Salem was a Syrian Christian, and he had lost all his earnings in an unprofitable exhibit at the World's Fair in Chicago. His costumes were always elaborate, and he was very ornamental, with his silk sashes and fancy turbans. He superintended our meals, and always suggested the next day's program during dinner; so with our coffee we would read aloud Charles Dudley Warner's and Miss Edwards's opinions of our next stopping-place.

After our first dinner we tied to the bank, by a little village, Salem said, just big enough to have a name. It was-dark, and we could hear and see nothing; so we took his word for it.

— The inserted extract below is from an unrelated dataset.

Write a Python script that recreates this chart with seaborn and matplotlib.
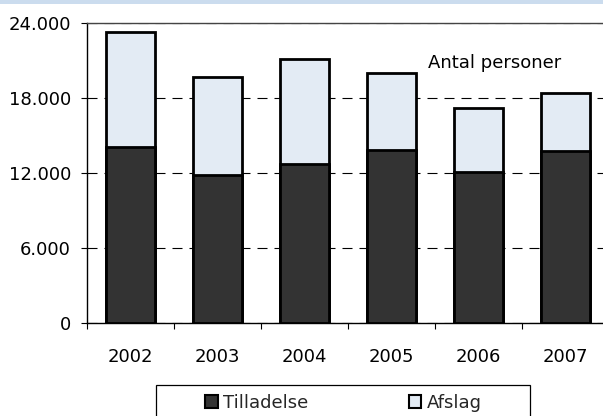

We were off early the next morning, and all that day the river's banks were fringed with sugar-cane and sakiehs. The many boats we passed were loaded with natives, sometimes perched upon loads of grain, or mixed in with turkeys and cattle.

On December 14 we made our first landing, and had our first donkey ride, at Beni-Hassan, one hundred and seventy-one miles from Cairo. The Egyptian policemen who accompanied us to the tombs were out of keeping with the peaceful look of the place, and only succeeded in keeping at a distance the children, who were very pretty.

From the cliffs back of the village we had our first view of the valley of the Nile, with its delicate green fields, beginning immediately at the foot of the sun-baked hills on which we stood. I rode back before the rest to make a sketch; but the arrival of the post-boat put an end to that, and its passengers soon had our donkeys, beggars, naked children, policemen, and all, and were taking them back to

the tombs we had just left. The post-boat was to us what the foot-prints in the sand must have been to Robinson Crusoe. Our frame of mind underwent a change. We finally became reconciled to the fact that we were not doing anything uncommon, and from that moment our diaries suffered. Then the most contagious of all Nile ambitions seized us, and our one desire was to find a mummy.